5 Dicembre 2024
Con l’Ordinanza n. 10065 del 15 aprile 2024, la Corte di Cassazione ha rigettato il ricorso presentato dal datore di lavoro, confermando la decisione della Corte di Appello, che aveva dichiarato l’invalidità dell’accordo conciliativo, con il quale il lavoratore aveva accettato una temporanea riduzione della propria retribuzione mensile allo scopo di preservare il posto di lavoro. L’invalidità di tale accordo, secondo i giudici di legittimità, deriva dalla avvenuta sottoscrizione presso i locali dell’azienda, luogo che non integra una delle sedi protette indicate dall’ultimo comma dell’art 2113 c.c., non essendo a tal fine sufficiente la presenza del rappresentante sindacale del lavoratore.
La pronuncia in commento si pone in discontinuità rispetto alle ordinanze della Cassazione n. 25796/2023 e n.1975/2024 che aprivano alla possibilità di sottoscrivere accordi conciliativi tra datore di lavoro e dipendente in luoghi diversi dalle sedi c.d. protette, a condizione che fosse avvenuta una concreta ed effettiva assistenza sindacale in favore del lavoratore.
Il caso e le decisioni di merito
La decisione della Suprema Corte in esame riguarda il caso di un accordo conciliativo intercorso tra datore di lavoro e dipendente, in virtù del quale l’impresa rinunciava a dare seguito ai preannunciati licenziamenti collettivi, a fronte dell’accettazione da parte di tutti i lavoratori interessati ad una temporanea riduzione del proprio stipendio mensile.
L’accordo conciliativo, stipulato nei locali dell’azienda alla presenza del rappresentante sindacale, veniva successivamente impugnato da un lavoratore che ne contestava la validità per non essere stato stipulato in una sede protetta.
I giudici di primo e secondo grado dichiaravano la nullità del verbale di conciliazione impugnato, in quanto la stipula dell’accordo era avvenuta presso la sede aziendale, luogo che non rientra tra le sedi protette indicate dagli artt. 2113 c.c. e 411 c.p.c., rilevando che la presenza del rappresentante sindacale non valesse a sanare il difetto di neutralità del luogo. Circostanza confermata anche dal fatto che le stesse parti avevano previsto la successiva ratifica dell’accordo presso le sedi abilitate.
L’ordinanza della Cassazione
La società ha quindi presentato ricorso in Cassazione avverso la decisione della Corte di Appello, sostenendo che i giudici di merito avevano erroneamente interpretato il concetto di “sede protetta”, come luogo fisico-topografico e non invece come luogo virtuale di protezione del lavoratore che si realizza attraverso l’effettiva assistenza in sede di conciliazione da parte del rappresentante sindacale cui il medesimo lavoratore abbia conferito mandato.
La Suprema Corte, nel confermare la decisione di merito, evidenzia che, in riferimento agli accordi di conciliazione riguardanti diritti indisponibili, la tutela del lavoratore non dipende esclusivamente dalla presenza del rappresentante sindacale, ma anche dell’ambiente in cui avviene la conciliazione.
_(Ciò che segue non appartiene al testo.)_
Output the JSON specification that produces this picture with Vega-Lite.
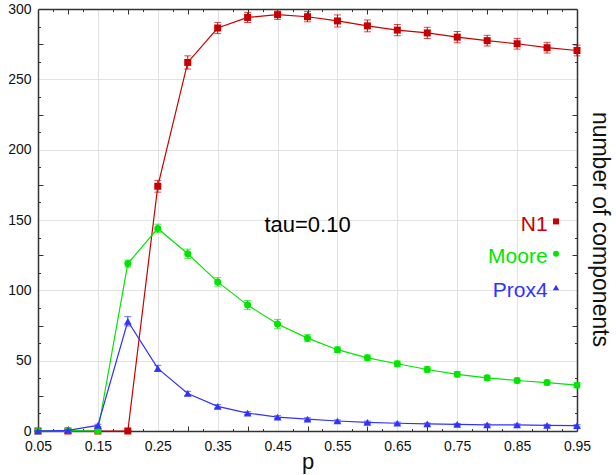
{
  "$schema": "https://vega.github.io/schema/vega-lite/v6.json",
  "width": 539,
  "height": 422,
  "autosize": "none",
  "padding": {"left": 38, "top": 9, "right": 39, "bottom": 44},
  "background": "white",
  "config": {
    "view": {"stroke": null},
    "font": "Liberation Sans",
    "axis": {
      "domainColor": "#333333",
      "domainWidth": 1.5,
      "tickColor": "#333333",
      "tickWidth": 1,
      "labelColor": "#111111",
      "titleColor": "#111111",
      "titleFontWeight": "normal",
      "labelFont": "Liberation Sans",
      "titleFont": "Liberation Sans",
      "gridColor": "#e2e2e2",
      "gridWidth": 1
    }
  },
  "data": {
    "values": [
      {"s": "N1", "p": 0.05, "v": 0, "err": 0},
      {"s": "N1", "p": 0.10, "v": 0, "err": 0},
      {"s": "N1", "p": 0.15, "v": 0, "err": 0},
      {"s": "N1", "p": 0.20, "v": 0, "err": 0.5},
      {"s": "N1", "p": 0.25, "v": 174, "err": 4.2},
      {"s": "N1", "p": 0.30, "v": 262, "err": 4.7},
      {"s": "N1", "p": 0.35, "v": 286.5, "err": 4},
      {"s": "N1", "p": 0.40, "v": 294, "err": 3.6},
      {"s": "N1", "p": 0.45, "v": 296, "err": 3.4},
      {"s": "N1", "p": 0.50, "v": 294.5, "err": 3.6},
      {"s": "N1", "p": 0.55, "v": 291.5, "err": 4.3},
      {"s": "N1", "p": 0.60, "v": 288, "err": 4.2},
      {"s": "N1", "p": 0.65, "v": 285, "err": 4},
      {"s": "N1", "p": 0.70, "v": 283, "err": 4},
      {"s": "N1", "p": 0.75, "v": 280, "err": 4},
      {"s": "N1", "p": 0.80, "v": 277.5, "err": 3.8},
      {"s": "N1", "p": 0.85, "v": 275.3, "err": 3.8},
      {"s": "N1", "p": 0.90, "v": 272.5, "err": 3.8},
      {"s": "N1", "p": 0.95, "v": 270.5, "err": 3.8},
      {"s": "Moore", "p": 0.05, "v": 0, "err": 0},
      {"s": "Moore", "p": 0.10, "v": 0.3, "err": 0.3},
      {"s": "Moore", "p": 0.15, "v": 0, "err": 0},
      {"s": "Moore", "p": 0.20, "v": 119, "err": 2.5},
      {"s": "Moore", "p": 0.25, "v": 144, "err": 3},
      {"s": "Moore", "p": 0.30, "v": 126, "err": 3.3},
      {"s": "Moore", "p": 0.35, "v": 106, "err": 3},
      {"s": "Moore", "p": 0.40, "v": 89.5, "err": 3.2},
      {"s": "Moore", "p": 0.45, "v": 76, "err": 3.3},
      {"s": "Moore", "p": 0.50, "v": 66, "err": 2.5},
      {"s": "Moore", "p": 0.55, "v": 57.8, "err": 2},
      {"s": "Moore", "p": 0.60, "v": 52, "err": 2},
      {"s": "Moore", "p": 0.65, "v": 47.8, "err": 2},
      {"s": "Moore", "p": 0.70, "v": 43.7, "err": 2},
      {"s": "Moore", "p": 0.75, "v": 40.3, "err": 2},
      {"s": "Moore", "p": 0.80, "v": 37.8, "err": 1.8},
      {"s": "Moore", "p": 0.85, "v": 35.9, "err": 1.8},
      {"s": "Moore", "p": 0.90, "v": 34.4, "err": 1.8},
      {"s": "Moore", "p": 0.95, "v": 32.6, "err": 1.8},
      {"s": "Prox4", "p": 0.05, "v": 0, "err": 0},
      {"s": "Prox4", "p": 0.10, "v": 0.5, "err": 0.3},
      {"s": "Prox4", "p": 0.15, "v": 4, "err": 0.8},
      {"s": "Prox4", "p": 0.20, "v": 78, "err": 3.3},
      {"s": "Prox4", "p": 0.25, "v": 44.5, "err": 2.2},
      {"s": "Prox4", "p": 0.30, "v": 26.7, "err": 1.5},
      {"s": "Prox4", "p": 0.35, "v": 17.5, "err": 1.2},
      {"s": "Prox4", "p": 0.40, "v": 12.7, "err": 1},
      {"s": "Prox4", "p": 0.45, "v": 9.9, "err": 1},
      {"s": "Prox4", "p": 0.50, "v": 8.4, "err": 1},
      {"s": "Prox4", "p": 0.55, "v": 7.1, "err": 0.8},
      {"s": "Prox4", "p": 0.60, "v": 6.2, "err": 0.8},
      {"s": "Prox4", "p": 0.65, "v": 5.5, "err": 0.8},
      {"s": "Prox4", "p": 0.70, "v": 5, "err": 0.7},
      {"s": "Prox4", "p": 0.75, "v": 4.7, "err": 0.7},
      {"s": "Prox4", "p": 0.80, "v": 4.4, "err": 0.7},
      {"s": "Prox4", "p": 0.85, "v": 4.4, "err": 0.7},
      {"s": "Prox4", "p": 0.90, "v": 4, "err": 0.7},
      {"s": "Prox4", "p": 0.95, "v": 3.8, "err": 0.7}
    ]
  },
  "resolve": {"axis": {"x": "independent", "y": "independent"}},
  "layer": [
    {
      "transform": [{"filter": "datum.s === 'N1'"}],
      "mark": {"type": "line", "color": "#c80000", "strokeWidth": 1.2},
      "encoding": {
        "x": {"field": "p", "type": "quantitative",
          "scale": {"domain": [0.05, 0.95], "nice": false, "zero": false},
          "axis": {"orient": "bottom", "values": [0.05, 0.15, 0.25, 0.35, 0.45, 0.55, 0.65, 0.75, 0.85, 0.95],
            "format": ".2f", "grid": true, "ticks": false, "tickSize": 0, "domain": true,
            "labelFontSize": 14, "labelPadding": 8, "labelFlush": false, "labelOverlap": false,
            "title": "p", "titleFontSize": 22, "titlePadding": -2}},
        "y": {"field": "v", "type": "quantitative",
          "scale": {"domain": [0, 300], "nice": false, "zero": false},
          "axis": {"orient": "left", "values": [0, 50, 100, 150, 200, 250, 300],
            "grid": true, "ticks": false, "tickSize": 0, "domain": true,
            "labelFontSize": 14, "labelPadding": 7, "labelFlush": false, "labelOverlap": false,
            "title": null}}
      }
    },
    {
      "transform": [{"filter": "datum.s === 'N1'"}],
      "mark": {"type": "errorbar", "color": "#c80000", "thickness": 1, "ticks": {"size": 7, "thickness": 1}},
      "encoding": {
        "x": {"field": "p", "type": "quantitative", "axis": null},
        "y": {"field": "v", "type": "quantitative", "axis": null},
        "yError": {"field": "err"}
      }
    },
    {
      "transform": [{"filter": "datum.s === 'N1'"}],
      "mark": {"type": "point", "shape": "square", "filled": true, "size": 49, "color": "#c80000", "opacity": 1},
      "encoding": {
        "x": {"field": "p", "type": "quantitative",
          "axis": {"orient": "top", "values": [0.1, 0.2, 0.3, 0.4, 0.5, 0.6, 0.7, 0.8, 0.9],
            "labels": false, "grid": false, "domain": true, "ticks": true, "tickSize": -5, "title": null}},
        "y": {"field": "v", "type": "quantitative",
          "axis": {"orient": "right", "values": [25, 75, 125, 175, 225, 275],
            "labels": false, "grid": false, "domain": true, "ticks": true, "tickSize": -5,
            "title": "number of components", "titleFontSize": 23, "titlePadding": 10, "titleY": 220}}
      }
    },
    {
      "transform": [{"filter": "datum.s === 'Moore'"}],
      "mark": {"type": "line", "color": "#00e600", "strokeWidth": 1.2},
      "encoding": {
        "x": {"field": "p", "type": "quantitative",
          "axis": {"orient": "bottom", "values": [0.1, 0.2, 0.3, 0.4, 0.5, 0.6, 0.7, 0.8, 0.9],
            "labels": false, "grid": false, "domain": false, "ticks": true, "tickSize": -5, "title": null}},
        "y": {"field": "v", "type": "quantitative",
          "axis": {"orient": "left", "values": [25, 75, 125, 175, 225, 275],
            "labels": false, "grid": false, "domain": false, "ticks": true, "tickSize": -5, "title": null}}
      }
    },
    {
      "transform": [{"filter": "datum.s === 'Moore'"}],
      "mark": {"type": "errorbar", "color": "#00e600", "thickness": 1, "ticks": {"size": 7, "thickness": 1}},
      "encoding": {
        "x": {"field": "p", "type": "quantitative", "axis": null},
        "y": {"field": "v", "type": "quantitative", "axis": null},
        "yError": {"field": "err"}
      }
    },
    {
      "transform": [{"filter": "datum.s === 'Moore'"}],
      "mark": {"type": "point", "shape": "circle", "filled": true, "size": 49, "color": "#00e600", "opacity": 1},
      "encoding": {
        "x": {"field": "p", "type": "quantitative",
          "axis": {"orient": "top", "values": [0.075, 0.125, 0.175, 0.225, 0.275, 0.325, 0.375, 0.425, 0.475, 0.525, 0.575, 0.625, 0.675, 0.725, 0.775, 0.825, 0.875, 0.925],
            "labels": false, "grid": false, "domain": false, "ticks": true, "tickSize": -2.5, "title": null}},
        "y": {"field": "v", "type": "quantitative",
          "axis": {"orient": "right", "values": [12.5, 37.5, 62.5, 87.5, 112.5, 137.5, 162.5, 187.5, 212.5, 237.5, 262.5, 287.5],
            "labels": false, "grid": false, "domain": false, "ticks": true, "tickSize": -2.5, "title": null}}
      }
    },
    {
      "transform": [{"filter": "datum.s === 'Prox4'"}],
      "mark": {"type": "line", "color": "#3232ff", "strokeWidth": 1.2},
      "encoding": {
        "x": {"field": "p", "type": "quantitative",
          "axis": {"orient": "bottom", "values": [0.075, 0.125, 0.175, 0.225, 0.275, 0.325, 0.375, 0.425, 0.475, 0.525, 0.575, 0.625, 0.675, 0.725, 0.775, 0.825, 0.875, 0.925],
            "labels": false, "grid": false, "domain": false, "ticks": true, "tickSize": -2.5, "title": null}},
        "y": {"field": "v", "type": "quantitative",
          "axis": {"orient": "left", "values": [12.5, 37.5, 62.5, 87.5, 112.5, 137.5, 162.5, 187.5, 212.5, 237.5, 262.5, 287.5],
            "labels": false, "grid": false, "domain": false, "ticks": true, "tickSize": -2.5, "title": null}}
      }
    },
    {
      "transform": [{"filter": "datum.s === 'Prox4'"}],
      "mark": {"type": "errorbar", "color": "#3232ff", "thickness": 1, "ticks": {"size": 7, "thickness": 1}},
      "encoding": {
        "x": {"field": "p", "type": "quantitative", "axis": null},
        "y": {"field": "v", "type": "quantitative", "axis": null},
        "yError": {"field": "err"}
      }
    },
    {
      "transform": [{"filter": "datum.s === 'Prox4'"}],
      "mark": {"type": "point", "shape": "triangle-up", "filled": true, "size": 60, "color": "#3232ff", "opacity": 1},
      "encoding": {
        "x": {"field": "p", "type": "quantitative", "axis": null},
        "y": {"field": "v", "type": "quantitative", "axis": null}
      }
    },
    {
      "data": {"values": [{"label": "tau=0.10"}]},
      "mark": {"type": "text", "fontSize": 22, "align": "center", "baseline": "middle", "color": "#000000"},
      "encoding": {
        "x": {"datum": 0.5, "type": "quantitative", "axis": null},
        "y": {"datum": 146.7, "type": "quantitative", "axis": null},
        "text": {"field": "label"}
      }
    },
    {
      "data": {"values": [{"label": "N1"}]},
      "mark": {"type": "text", "fontSize": 21, "align": "right", "baseline": "middle", "color": "#c80000"},
      "encoding": {
        "x": {"datum": 0.901, "type": "quantitative", "axis": null},
        "y": {"datum": 146.5, "type": "quantitative", "axis": null},
        "text": {"field": "label"}
      }
    },
    {
      "data": {"values": [{"label": "Moore"}]},
      "mark": {"type": "text", "fontSize": 21, "align": "right", "baseline": "middle", "color": "#00e600"},
      "encoding": {
        "x": {"datum": 0.901, "type": "quantitative", "axis": null},
        "y": {"datum": 123.4, "type": "quantitative", "axis": null},
        "text": {"field": "label"}
      }
    },
    {
      "data": {"values": [{"label": "Prox4"}]},
      "mark": {"type": "text", "fontSize": 21, "align": "right", "baseline": "middle", "color": "#3232ff"},
      "encoding": {
        "x": {"datum": 0.901, "type": "quantitative", "axis": null},
        "y": {"datum": 99.8, "type": "quantitative", "axis": null},
        "text": {"field": "label"}
      }
    },
    {
      "data": {"values": [{"label": "N1"}]},
      "mark": {"type": "point", "shape": "square", "filled": true, "size": 36, "color": "#c80000", "opacity": 1},
      "encoding": {
        "x": {"datum": 0.915, "type": "quantitative", "axis": null},
        "y": {"datum": 149, "type": "quantitative", "axis": null}
      }
    },
    {
      "data": {"values": [{"label": "Moore"}]},
      "mark": {"type": "point", "shape": "circle", "filled": true, "size": 36, "color": "#00e600", "opacity": 1},
      "encoding": {
        "x": {"datum": 0.915, "type": "quantitative", "axis": null},
        "y": {"datum": 126, "type": "quantitative", "axis": null}
      }
    },
    {
      "data": {"values": [{"label": "Prox4"}]},
      "mark": {"type": "point", "shape": "triangle-up", "filled": true, "size": 40, "color": "#3232ff", "opacity": 1},
      "encoding": {
        "x": {"datum": 0.915, "type": "quantitative", "axis": null},
        "y": {"datum": 102, "type": "quantitative", "axis": null}
      }
    }
  ]
}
Per tale motivo, con le disposizioni richiamate dall’art. 2113 c.c., il legislatore ha individuato un elenco tassativo delle sedi in cui è possibile formalizzare l’accordo che presentano le caratteristiche di neutralità ed estraneità rispetto al dominio e all’influenza del datore di lavoro, condizione necessaria per garantire la libera determinazione del lavoratore nella rinuncia dei propri diritti.
Il principio di diritto
La Corte di Cassazione rigetta quindi il ricorso, ritenendo non validamente conclusa l’impugnata conciliazione e ribadendo il seguente principio di diritto: “la conciliazione in sede sindacale, ai sensi dell’art. 411, comma 3, c.p.c., non può essere validamente conclusa presso la sede aziendale, non potendo quest’ultima essere annoverata tra le sedi protette, avente il carattere di neutralità indispensabile a garantire, unitamente alla assistenza prestata dal rappresentante sindacale, la libera determinazione della volontà del lavoratore”.